Migrant crisis: EU-Turkey deal comes into effect

Update: 2016-03-21 22:31 GMT
An EU-Turkey deal to tackle the migrant crisis has formally come into effect.

Under the deal, migrants arriving in Greece are now expected to be sent back to Turkey if they do not apply for asylum or their claim is rejected.

The influx of people crossing to Greek islands grew ahead of the deadline, and Greece said it would not be able to implement the deal immediately.

On Sunday, volunteers on the Greek island of Lesbos were dealing with the first arrivals under the new regime.

Just hours before the agreement came into force, a four-month-old baby girl drowned when a boat carrying migrants sank off the Turkish coast, Turkey’s Anadolu agency reported.

The deal says that for every Syrian migrant sent back to Turkey, one Syrian already in Turkey will be resettled in the EU.
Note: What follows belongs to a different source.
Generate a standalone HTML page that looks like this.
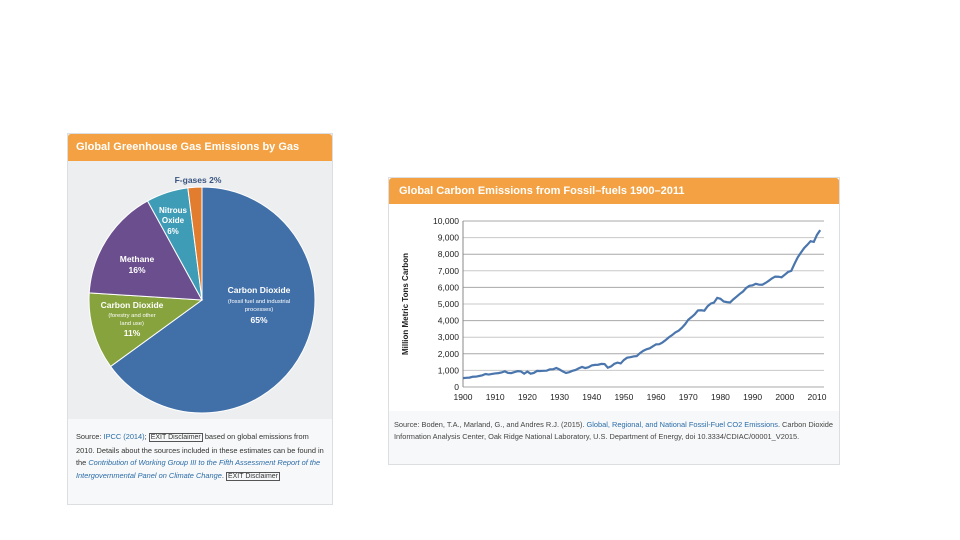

However, there were still many doubts about the implementation of the agreement, including how the migrants would be sent back.

Some 2,300 experts, including security and migration officials and translators, are set to arrive in Greece to help enforce the deal.

But Greek officials said none of the experts had yet arrived and the deal could not be implemented immediately as key details still needed to be worked out.

“A plan like this cannot be put in place in only 24 hours,” said government migration spokesman Giorgos Kyritsis.

With the deal, it is hoped people will be discouraged from making the dangerous journey by sea from Turkey to Greece. In return, Turkey will receive aid and political concessions.

Since January 2015, one million migrants and refugees have entered the EU by boat from Turkey to Greece. More than 143,000 have arrived this year alone, and about 460 have died, according to the International Organization for Migration.

Most of them are keen to go to Germany and other northern European Union countries, and tens of thousands are now stuck in Greece as their route north has been blocked.

Critics, however, have said the deal could force migrants determined to reach Europe to start using other and potentially more dangerous routes, such as the journey between North Africa and Italy.

On Saturday, the Italian coastguard said more than 900 people were rescued amid an increase in traffic through the Strait of Sicily.

And Libyan authorities said the bodies of four women were recovered but at least 20 others were still missing after a boat carrying migrants sank off the country’s coast.

Officials there said they rescued nearly 600 people from three other boats on Saturday.